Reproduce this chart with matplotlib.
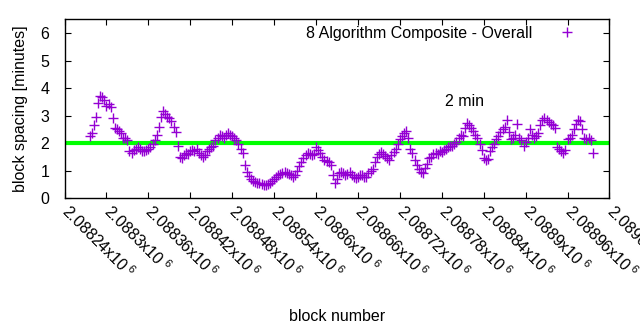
import numpy as np
import matplotlib
matplotlib.use("Agg")
import matplotlib.pyplot as plt

plt.rcParams['font.family'] = ['Liberation Sans', 'DejaVu Sans']
plt.rcParams['mathtext.fontset'] = 'custom'
plt.rcParams['mathtext.rm'] = 'Liberation Sans'
plt.rcParams['mathtext.it'] = 'Liberation Sans'

series_label = "8 Algorithm Composite - Overall"
first_block = 2088276
block_step = 3
spacing = [
    2.25, 2.35, 2.65, 2.95, 3.45, 3.72, 3.68, 3.55, 3.35, 3.42,
    3.3, 2.9, 2.55, 2.5, 2.45, 2.35, 2.2, 2.2, 2.1, 1.7,
    1.65, 1.75, 1.8, 1.85, 1.8, 1.72, 1.7, 1.75, 1.8, 1.85,
    1.95, 2.1, 2.3, 2.6, 2.95, 3.15, 3.05, 2.95, 2.9, 2.8,
    2.6, 2.4, 1.9, 1.5, 1.45, 1.55, 1.65, 1.6, 1.7, 1.75,
    1.72, 1.8, 1.65, 1.55, 1.5, 1.55, 1.7, 1.8, 1.85, 1.9,
    2.1, 2.2, 2.3, 2.25, 2.2, 2.28, 2.35, 2.3, 2.25, 2.2,
    2.1, 1.95, 1.8, 1.65, 1.2, 0.95, 0.8, 0.7, 0.62, 0.58,
    0.56, 0.55, 0.5, 0.47, 0.48, 0.5, 0.55, 0.62, 0.7, 0.78,
    0.82, 0.86, 0.9, 0.93, 0.92, 0.88, 0.82, 0.78, 0.85, 1.0,
    1.15, 1.3, 1.45, 1.55, 1.65, 1.6, 1.55, 1.6, 1.85, 1.75,
    1.65, 1.5, 1.4, 1.35, 1.3, 1.2, 0.85, 0.55, 0.7, 0.9,
    0.95, 0.9, 0.85, 0.88, 0.93, 0.85, 0.75, 0.72, 0.78, 0.84,
    0.82, 0.76, 0.78, 0.9, 0.98, 1.05, 1.3, 1.5, 1.6, 1.68,
    1.6, 1.52, 1.45, 1.4, 1.55, 1.68, 1.8, 1.95, 2.15, 2.25,
    2.35, 2.45, 2.2, 1.8, 1.65, 1.4, 1.2, 1.05, 0.95, 0.9,
    1.1, 1.25, 1.45, 1.5, 1.6, 1.65, 1.6, 1.7, 1.68, 1.75,
    1.8, 1.85, 1.9, 1.88, 1.95, 2.05, 2.2, 2.3, 2.25, 2.55,
    2.72, 2.65, 2.55, 2.45, 2.3, 2.2, 1.95, 1.75, 1.45, 1.4,
    1.42, 1.7, 1.85, 1.95, 2.15, 2.25, 2.4, 2.5, 2.6, 2.85,
    2.4, 2.15, 2.2, 2.3, 2.7, 2.2, 2.1, 1.9, 2.05, 2.2,
    2.5, 2.3, 2.2, 2.25, 2.35, 2.65, 2.85, 2.92, 2.85, 2.75,
    2.7, 2.65, 2.55, 1.85, 1.78, 1.72, 1.65, 1.75, 2.15, 2.2,
    2.3, 2.5, 2.7, 2.82, 2.8, 2.5, 2.2, 2.15, 2.2, 2.1,
    1.65,
]
target_minutes = 2
target_label = "2 min"
x_ticks = [2088240, 2088300, 2088360, 2088420, 2088480, 2088540, 2088600,
           2088660, 2088720, 2088780, 2088840, 2088900, 2088960, 2089020]
y_ticks = [0, 1, 2, 3, 4, 5, 6]

blocks = first_block + block_step * np.arange(len(spacing))

FS = 11.5
fig = plt.figure(figsize=(6.4, 3.3), dpi=100)
ax = fig.add_axes([0.1008, 0.40, 0.8515, 0.5415])

purple = '#9400D3'
ax.plot(blocks, spacing, linestyle='none', marker='+', markersize=7,
        markeredgewidth=1.0, color=purple, label=series_label, zorder=3)
ax.axhline(target_minutes, color='#00FF00', linewidth=3.0, zorder=2)
ax.text(2088785, 3.5, target_label, fontsize=FS, ha='left', va='center')

ax.set_xlim(2088240, 2089020)
ax.set_ylim(0, 6.5)
ax.set_yticks(y_ticks)
ax.set_xticks(x_ticks)

def fmt(v):
    s = ("%.5f" % (v / 1e6)).rstrip('0').rstrip('.')
    return s + "x10$^{\\ 6}$"

ax.set_xticklabels([fmt(v) for v in x_ticks], rotation=-45, ha='left',
                   va='center', rotation_mode='anchor', fontsize=FS)
ax.tick_params(axis='y', labelsize=FS, pad=11)
ax.tick_params(direction='in', top=True, right=True, length=4, width=0.8)
ax.tick_params(axis='x', pad=7)
for s in ax.spines.values():
    s.set_linewidth(1.0)

ax.set_xlabel("block number", fontsize=FS, labelpad=20)
ax.set_ylabel("block spacing [minutes]", fontsize=FS, labelpad=9)

ax.legend(loc='upper right', frameon=False, markerfirst=False, fontsize=FS,
          bbox_to_anchor=(0.9555, 1.0), borderaxespad=0, handlelength=1.5,
          handletextpad=1.41)

fig.savefig("out.png", dpi=100)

::::

# [Stated task]
With all pictures left out, please transcribe exactly the lines from the start of the material through the line with "plt.rcParams['mathtext.it'] = 'Liberation".

# [The completed task]
Reproduce this chart with matplotlib.
import numpy as np
import matplotlib
matplotlib.use("Agg")
import matplotlib.pyplot as plt

plt.rcParams['font.family'] = ['Liberation Sans', 'DejaVu Sans']
plt.rcParams['mathtext.fontset'] = 'custom'
plt.rcParams['mathtext.rm'] = 'Liberation Sans'
plt.rcParams['mathtext.it'] = 'Liberation Sans'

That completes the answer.